ÉPOCA – Não vamos exagerar, ministro. Os bancos estão felicíssimos. Nunca foram tão felizes.
Mantega – Exatamente. Tem gente que chora de barriga cheia.
“Você acha que os banqueiros puseram um retrato meu na parede? Só se for para jogar setas no ministro da Fazenda”ÉPOCA – Mas eles nem estão chorando…
Mantega – Mas quando aumentamos a contribuição sobre o lucro líquido, eles passaram a pagar mais que o setor produtivo como um todo. Evidentemente, não devem ter gostado. Quando começou esse ano, alguns segmentos do mercado financeiro tinham uma reação que nem era publicada. Podem ter dito impropérios em relação a mim.
ÉPOCA – Última pergunta: quem é o senhor?
Mantega – Quem sou eu?
ÉPOCA – O senhor continua sendo um enigma.
Mantega – Um enigma? Você conhece minha vida melhor do que eu.

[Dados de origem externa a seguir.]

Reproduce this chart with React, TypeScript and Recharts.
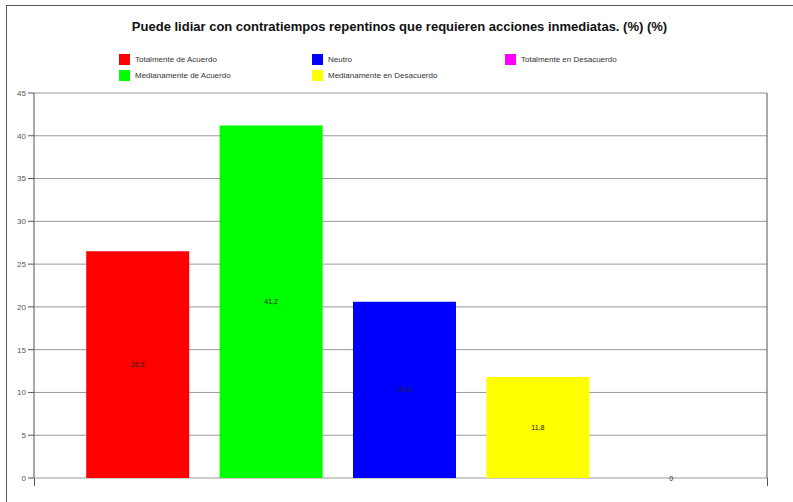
import { ComposedChart, Bar, Line, XAxis, YAxis, CartesianGrid, Cell, LabelList } from 'recharts'

const CATEGORIAS = [
  'Totalmente de Acuerdo',
  'Medianamente de Acuerdo',
  'Neutro',
  'Medianamente en Desacuerdo',
  'Totalmente en Desacuerdo',
]
const VALORES = [26.5, 41.2, 20.6, 11.8, 0]
const COLORES = ['#ff0000', '#00ff00', '#0000ff', '#ffff00', '#ff00ff']
const TICKS = [0, 5, 10, 15, 20, 25, 30, 35, 40, 45]

// leyenda en columnas: [rojo, verde], [azul, amarillo], [magenta]
const LEYENDA_COLS = [[0, 1], [2, 3], [4]]

const TITULO = 'Puede lidiar con contratiempos repentinos que requieren acciones inmediatas. (%) (%)'

const data = CATEGORIAS.map((nombre, i) => ({ nombre, valor: VALORES[i] }))

const fmt = (v: any) => String(v).replace('.', ',')
const font = 'Arial, "Liberation Sans", sans-serif'

// las barras de altura cero no reciben etiqueta: se dibuja sobre la línea base
function EtiquetaCero(props: any) {
  const { x, y, value } = props
  if (value !== 0) return null
  return (
    <text x={x} y={y} textAnchor="middle" dominantBaseline="central" fill="#222" fontSize={7} fontFamily={font}>
      {fmt(value)}
    </text>
  )
}

export default function App() {
  const tick = { fill: '#555', fontSize: 8, fontFamily: font }
  return (
    <div style={{ position: 'absolute', left: 0, top: 0, width: 793, height: 502, background: '#fff', overflow: 'hidden', fontFamily: font }}>
      {/* marco */}
      <div style={{ position: 'absolute', left: 6, top: 5, right: 0, bottom: 0, borderLeft: '1px solid #555', borderTop: '1px solid #555' }} />

      <div style={{ position: 'absolute', left: 6, right: 0, top: 19, textAlign: 'center', fontSize: 13, fontWeight: 700, color: '#111' }}>
        {TITULO}
      </div>

      {LEYENDA_COLS.map((col, c) => (
        <div key={c} style={{ position: 'absolute', left: 119 + c * 193, top: 51 }}>
          {col.map(i => (
            <div key={i} style={{ display: 'flex', alignItems: 'center', height: 16 }}>
              <div style={{ width: 11, height: 11, background: COLORES[i], marginRight: 5 }} />
              <span style={{ fontSize: 8, color: '#333' }}>{CATEGORIAS[i]}</span>
            </div>
          ))}
        </div>
      ))}

      {/* prolongación de los ejes bajo el cero */}
      <div style={{ position: 'absolute', left: 34, width: 1, top: 478, height: 8, background: '#555' }} />
      <div style={{ position: 'absolute', left: 767, width: 1, top: 478, height: 8, background: '#555' }} />

      <ComposedChart
        width={793}
        height={502}
        data={data}
        margin={{ top: 93, right: 0, left: 0, bottom: 24 }}
        barCategoryGap="11.4%"
        style={{ position: 'absolute', left: 0, top: 0 }}
      >
        <CartesianGrid yAxisId="l" stroke="#999" vertical={false} />
        <XAxis
          dataKey="nombre"
          height={0}
          tick={false}
          tickLine={false}
          padding={{ left: 37, right: 29 }}
          axisLine={{ stroke: '#555' }}
        />
        <YAxis
          yAxisId="l"
          orientation="left"
          width={34}
          domain={[0, 45]}
          ticks={TICKS}
          tick={tick}
          tickSize={6}
          axisLine={{ stroke: '#555' }}
          tickLine={{ stroke: '#555' }}
        />
        <YAxis
          yAxisId="r"
          orientation="right"
          width={26}
          domain={[0, 45]}
          ticks={TICKS}
          tick={tick}
          tickSize={6}
          axisLine={{ stroke: '#555' }}
          tickLine={{ stroke: '#555' }}
        />
        <Bar yAxisId="l" dataKey="valor" isAnimationActive={false}>
          {data.map((d, i) => (
            <Cell key={i} fill={COLORES[i]} />
          ))}
          <LabelList dataKey="valor" position="center" formatter={fmt} fill="#222" fontSize={7} fontFamily={font} />
        </Bar>
        <Line yAxisId="l" dataKey="valor" stroke="none" dot={false} activeDot={false} isAnimationActive={false}>
          <LabelList dataKey="valor" content={EtiquetaCero} />
        </Line>
      </ComposedChart>
    </div>
  )
}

ÉPOCA – Mas como o senhor se define?
Mantega – Eu me defino com tudo isso que falamos aqui durante várias horas. Sou um militante político que acredita na transformação social do país e que teve a chance de pôr em prática uma parte das suas crenças. Sou uma pessoa privilegiada, afortunada, porque pude praticar aquilo que pensava desde a juventude. É claro que aggiornato, tudo isso atualizado e adaptado, porque a gente pensava muita bobagem também, na juventude.